WRITTEN INSTRUCTION → Go through the records and extract every line with the word "this".

[Start of SUPPLIED INFORMATION]

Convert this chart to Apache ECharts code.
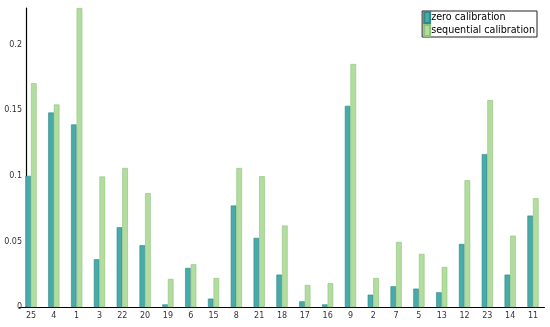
<!DOCTYPE html>
<html><head><meta charset="utf-8">
<script src="https://cdn.jsdelivr.net/npm/echarts@6/dist/echarts.min.js"></script>
<style>html,body{margin:0;padding:0;background:#fff}#c{width:550px;height:327px}</style>
</head><body><div id="c"></div>
<script>
const categories = ['25','4','1','3','22','20','19','6','15','8','21','18','17','16','9','2','7','5','13','12','23','14','11'];
const zeroCal = [0.100,0.1483,0.1392,0.0364,0.0608,0.0471,0.002,0.0298,0.0064,0.0774,0.0527,0.0247,0.0043,0.002,0.1534,0.0094,0.0158,0.014,0.0112,0.0481,0.1166,0.0247,0.0697];
const seqCal = [0.1707,0.1544,0.228,0.0995,0.106,0.0868,0.0214,0.0326,0.0221,0.106,0.0997,0.0621,0.0168,0.0181,0.1853,0.0221,0.0496,0.0405,0.0305,0.0967,0.1578,0.0544,0.083];
const yTicks = [0, 0.05, 0.1, 0.15, 0.2];
const seriesNames = ['zero calibration', 'sequential calibration'];

const chart = echarts.init(document.getElementById('c'), null, {renderer: 'canvas'});
const font = 'DejaVu Sans';
chart.setOption({
  animation: false,
  grid: {left: 19.6, right: 5.6, top: 8, bottom: 20},
  legend: {
    orient: 'vertical', right: 13, top: 11,
    icon: 'rect',
    itemWidth: 6, itemHeight: 11, itemGap: 0,
    padding: [0, 2, 0, 1],
    borderColor: '#222', borderWidth: 1, backgroundColor: '#fff',
    textStyle: {fontFamily: font, fontSize: 9.6, color: '#000', padding: [0, 0, 0, -4]},
    data: seriesNames
  },
  xAxis: {
    type: 'category', data: categories,
    axisLine: {lineStyle: {color: '#000', width: 1.2}},
    axisTick: {show: false},
    axisLabel: {fontFamily: font, fontSize: 8, color: '#333', margin: 5}
  },
  yAxis: {
    type: 'value', min: 0, max: 0.228, offset: -6.4,
    interval: 0.05,
    splitLine: {show: false},
    axisLine: {show: true, lineStyle: {color: '#000', width: 1.2}},
    axisTick: {show: false},
    axisLabel: {fontFamily: font, fontSize: 8, color: '#333', margin: 4,
      formatter: v => yTicks.indexOf(+v.toFixed(2)) >= 0 ? String(+v.toFixed(2)) : ''}
  },
  series: [
    {name: seriesNames[0], type: 'bar', data: zeroCal, barWidth: 5.6, barGap: '0%',
     itemStyle: {color: '#48aaa9', borderColor: '#2f8888', borderWidth: 0.6}},
    {name: seriesNames[1], type: 'bar', data: seqCal, barWidth: 5.6, barGap: '0%',
     itemStyle: {color: '#b3dd9f', borderColor: '#8cc27a', borderWidth: 0.6}}
  ]
});
</script></body></html>
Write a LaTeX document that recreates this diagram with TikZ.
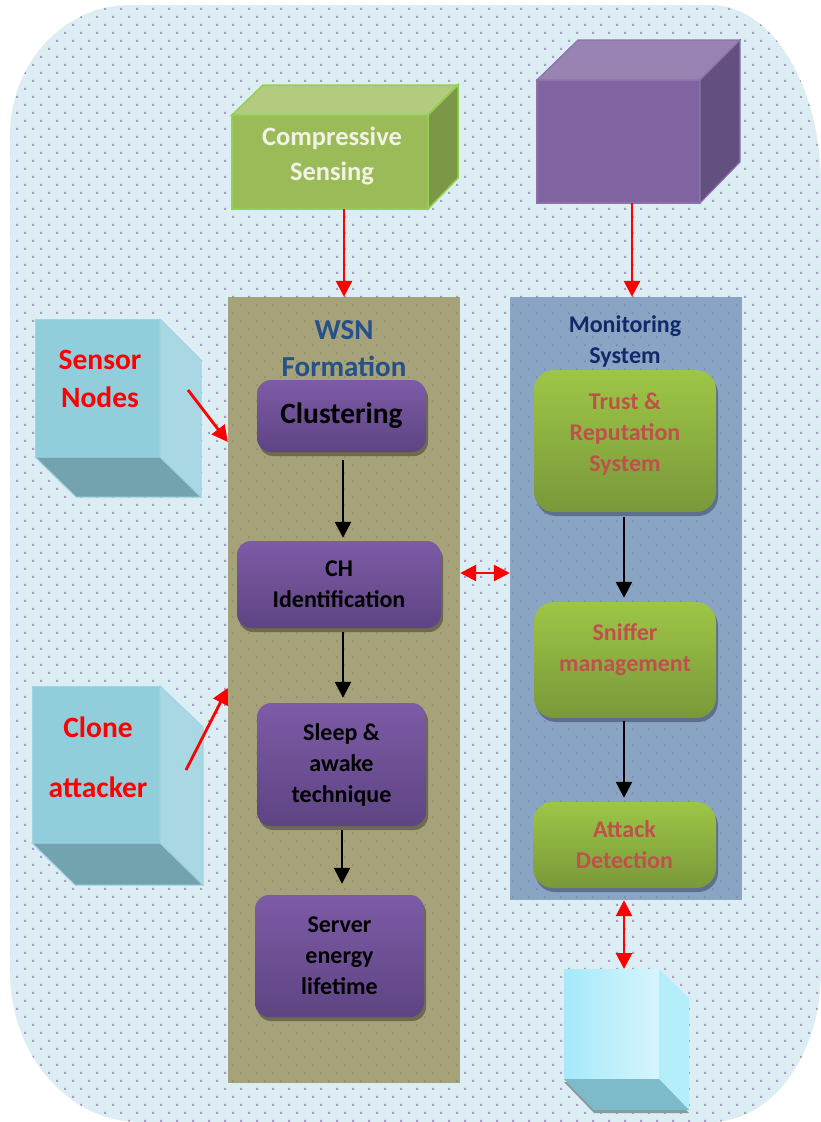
\documentclass[tikz,border=0pt]{standalone}
\usepackage{fontspec}
\setmainfont{Carlito}
\usetikzlibrary{arrows.meta,patterns,shadows}

\pgfdeclarepatternformonly{bgdots}{\pgfqpoint{-1pt}{-1pt}}{\pgfqpoint{17pt}{17pt}}{\pgfqpoint{16pt}{16pt}}{%
  \pgfpathrectangle{\pgfqpoint{0pt}{0pt}}{\pgfqpoint{2pt}{2pt}}%
  \pgfpathrectangle{\pgfqpoint{8pt}{8pt}}{\pgfqpoint{2pt}{2pt}}%
  \pgfusepath{fill}}
\pgfdeclarepatternformonly{smalldots}{\pgfqpoint{-1pt}{-1pt}}{\pgfqpoint{17pt}{17pt}}{\pgfqpoint{16pt}{16pt}}{%
  \pgfpathrectangle{\pgfqpoint{0pt}{0pt}}{\pgfqpoint{1.5pt}{1.5pt}}%
  \pgfpathrectangle{\pgfqpoint{8pt}{8pt}}{\pgfqpoint{1.5pt}{1.5pt}}%
  \pgfusepath{fill}}

\definecolor{bgc}{HTML}{DCEEF4}
\definecolor{bgdot}{HTML}{A99CC6}
\definecolor{khaki}{HTML}{A6A27A}
\definecolor{khakidot}{HTML}{8E8B68}
\definecolor{bluepanel}{HTML}{8AA5C3}
\definecolor{bluedot}{HTML}{7A88AE}
\definecolor{ptop}{HTML}{7D5BA6}
\definecolor{pbot}{HTML}{5E4483}
\definecolor{pshadow}{HTML}{6D6A4E}
\definecolor{gtop}{HTML}{9DC646}
\definecolor{gbot}{HTML}{7A983A}
\definecolor{gshadow}{HTML}{5C6F8E}
\definecolor{gtext}{HTML}{C0504D}
\definecolor{wsnblue}{HTML}{25508A}
\definecolor{monblue}{HTML}{0F2A68}
\definecolor{csfront}{HTML}{9BBB59}
\definecolor{cstop}{HTML}{B2CB7F}
\definecolor{csside}{HTML}{7D9748}
\definecolor{csedge}{HTML}{92D050}
\definecolor{cstext}{HTML}{F2F2E6}
\definecolor{pcfront}{HTML}{8064A2}
\definecolor{pctop}{HTML}{9983B3}
\definecolor{pcside}{HTML}{64507F}
\definecolor{pcedge}{HTML}{8B72AC}
\definecolor{snfront}{HTML}{92CDDC}
\definecolor{snside}{HTML}{A9D7E3}
\definecolor{snbot}{HTML}{72A3AF}
\definecolor{snedge}{HTML}{A0D4E2}
\definecolor{bcleft}{HTML}{A6E9FA}
\definecolor{bcright}{HTML}{D6F5FC}
\definecolor{bcside}{HTML}{B4EEFB}
\definecolor{bcbot}{HTML}{7EBBCA}
\definecolor{bcshadow}{HTML}{8A9A9E}
\definecolor{arrred}{HTML}{FF0000}

\tikzset{
  panelbox/.style={draw=none, inner sep=0pt},
  purplebox/.style={rounded corners=14pt, top color=ptop, bottom color=pbot, draw=none,
    inner sep=0pt, align=center, text=black,
    font=\bfseries\fontsize{24}{31}\selectfont,
    general shadow={fill=pshadow, shadow xshift=2pt, shadow yshift=-4pt}},
  greenbox/.style={rounded corners=20pt, top color=gtop, bottom color=gbot, draw=none,
    inner sep=0pt, align=center, text=gtext,
    font=\bfseries\fontsize{24}{31}\selectfont,
    general shadow={fill=gshadow, shadow xshift=2pt, shadow yshift=-4pt}},
  greentext/.style={align=center, text=gtext, inner sep=0pt,
    font=\bfseries\fontsize{24}{31}\selectfont},
  cubetext/.style={align=center, inner sep=0pt},
  blackarrow/.style={-{Triangle[width=16pt,length=16pt]}, line width=2.4pt, black},
  redarrow/.style={-{Triangle[width=16pt,length=16pt]}, line width=2.8pt, arrred},
  reddouble/.style={{Triangle[width=16pt,length=16pt]}-{Triangle[width=16pt,length=16pt]}, line width=2.8pt, arrred},
}

\begin{document}
\begin{tikzpicture}[x=1pt,y=-1pt]
\useasboundingbox (0,0) rectangle (821,1122);

% background
\path[preaction={fill=bgc}, pattern=bgdots, pattern color=bgdot]
  (10,135) arc[start angle=180, end angle=270, x radius=120, y radius=130]
  -- (711,5) arc[start angle=270, end angle=360, x radius=110, y radius=180]
  -- (821,972) arc[start angle=0, end angle=90, x radius=110, y radius=150]
  -- (140,1122) arc[start angle=90, end angle=180, x radius=130, y radius=150]
  -- cycle;

% panels
\node[panelbox, preaction={fill=khaki}, pattern=smalldots, pattern color=khakidot,
      minimum width=232pt, minimum height=786pt] (wsn) at (344,690) {};
\node[panelbox, preaction={fill=bluepanel}, pattern=smalldots, pattern color=bluedot,
      minimum width=232pt, minimum height=603pt] (mon) at (626,598.5) {};

\node[cubetext, text=wsnblue, font=\bfseries\fontsize{29}{37}\selectfont] (wsnt) at (344,349) {WSN\\Formation};
\node[cubetext, text=monblue, font=\bfseries\fontsize{24}{31}\selectfont] (mont) at (625,341.5) {Monitoring\\System};

% Compressive sensing cube
\filldraw[fill=csfront, draw=csedge, line width=1.5pt] (232,115) -- (428,115) -- (428,209) -- (232,209) -- cycle;
\filldraw[fill=cstop, draw=csedge, line width=1.5pt] (232,115) -- (263,85) -- (458,85) -- (428,115) -- cycle;
\filldraw[fill=csside, draw=csedge, line width=1.5pt] (428,115) -- (458,85) -- (458,178) -- (428,209) -- cycle;
\node[cubetext, text=cstext, font=\bfseries\fontsize{26.5}{35}\selectfont] (cst) at (332,156) {Compressive\\Sensing};
\coordinate (csb) at (344,209);

% purple cube
\filldraw[fill=pcfront, draw=pcedge, line width=1.2pt] (537,80) -- (700,80) -- (700,203) -- (537,203) -- cycle;
\filldraw[fill=pctop, draw=pcedge, line width=1.2pt] (537,80) -- (578,40) -- (740,40) -- (700,80) -- cycle;
\filldraw[fill=pcside, draw=pcedge, line width=1.2pt] (700,80) -- (740,40) -- (740,162) -- (700,203) -- cycle;
\coordinate (pcb) at (632,203);

% sensor nodes cube
\filldraw[fill=snfront, draw=snedge, line width=1pt] (35,319) -- (160,319) -- (160,457) -- (35,457) -- cycle;
\filldraw[fill=snside, draw=snedge, line width=1pt] (160,319) -- (201,360) -- (201,497) -- (160,457) -- cycle;
\filldraw[fill=snbot, draw=snedge, line width=1pt] (35,457) -- (160,457) -- (201,497) -- (76,497) -- cycle;
\node[cubetext, text=arrred, font=\bfseries\fontsize{29.5}{38}\selectfont] (snt) at (100,379) {Sensor\\Nodes};

% clone attacker cube
\filldraw[fill=snfront, draw=snedge, line width=1pt] (32,686) -- (160,686) -- (160,843) -- (32,843) -- cycle;
\filldraw[fill=snside, draw=snedge, line width=1pt] (160,686) -- (203,727) -- (203,885) -- (160,843) -- cycle;
\filldraw[fill=snbot, draw=snedge, line width=1pt] (32,843) -- (160,843) -- (203,885) -- (75,885) -- cycle;
\node[cubetext, text=arrred, font=\bfseries\fontsize{29.5}{60}\selectfont] (cat) at (98,757) {Clone\\attacker};

% bottom cube
\fill[bcshadow] (564,1082) -- (659,1082) -- (689,1113) -- (594,1113) -- cycle;
\shade[left color=bcleft, right color=bcright] (564,969) rectangle (659,1079);
\fill[bcside] (659,969) -- (689,998) -- (689,1110) -- (659,1079) -- cycle;
\fill[bcbot] (564,1079) -- (659,1079) -- (689,1110) -- (594,1110) -- cycle;
\coordinate (bct) at (624,969);

% WSN boxes
\node[purplebox, minimum width=169pt, minimum height=72pt,
      font=\bfseries\fontsize{29.5}{34}\selectfont] (clus) at (341.5,416) {Clustering};
\node[purplebox, minimum width=204pt, minimum height=87pt] (ch) at (339,584.5) {CH\\Identification};
\node[purplebox, minimum width=169pt, minimum height=123pt] (sleep) at (341.5,764.5) {Sleep \&\\awake\\technique};
\node[purplebox, minimum width=169pt, minimum height=122pt] (server) at (339.5,956) {Server\\energy\\lifetime};

% monitoring boxes
\node[greenbox, minimum width=182pt, minimum height=142pt,
      label={[greentext, yshift=7pt]center:{Trust \&\\Reputation\\System}}] (trust) at (625,441) {};
\node[greenbox, minimum width=182pt, minimum height=116pt,
      label={[greentext, yshift=10.5pt]center:{Sniffer\\management}}] (sniff) at (625,660) {};
\node[greenbox, minimum width=183pt, minimum height=86pt] (attack) at (624.5,845) {Attack\\Detection};

% black arrows
\draw[blackarrow] ([xshift=1.5pt,yshift=-8pt]clus.south) -- ([xshift=4pt,yshift=3pt]ch.north);
\draw[blackarrow] ([xshift=4pt,yshift=-4pt]ch.south) -- ([xshift=1.5pt,yshift=5pt]sleep.north);
\draw[blackarrow] ([xshift=0.5pt,yshift=-4pt]sleep.south) -- ([xshift=2.5pt,yshift=11pt]server.north);
\draw[blackarrow] ([xshift=-1pt,yshift=-5pt]trust.south) -- ([xshift=-1pt,yshift=4pt]sniff.north);
\draw[blackarrow] ([xshift=-1pt,yshift=-3pt]sniff.south) -- ([xshift=-0.5pt,yshift=4pt]attack.north);

% red arrows
\draw[redarrow] (csb) -- (csb |- wsn.north);
\draw[redarrow] (pcb) -- (pcb |- mon.north);
\coordinate (snA) at (188,390);
\coordinate (snE) at (0,442);
\draw[redarrow] (snA) -- (wsn.west |- snE);
\coordinate (caA) at (186,770);
\coordinate (caE) at (0,688);
\draw[redarrow] (caA) -- (wsn.west |- caE);
\coordinate (dblY) at (0,573);
\draw[reddouble] (wsn.east |- dblY) -- (mon.west |- dblY);
\draw[reddouble] (bct |- mon.south) -- (bct);
\end{tikzpicture}
\end{document}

[End of SUPPLIED INFORMATION]

WRITTEN SOLUTION →
Convert this chart to Apache ECharts code.
Write a LaTeX document that recreates this diagram with TikZ.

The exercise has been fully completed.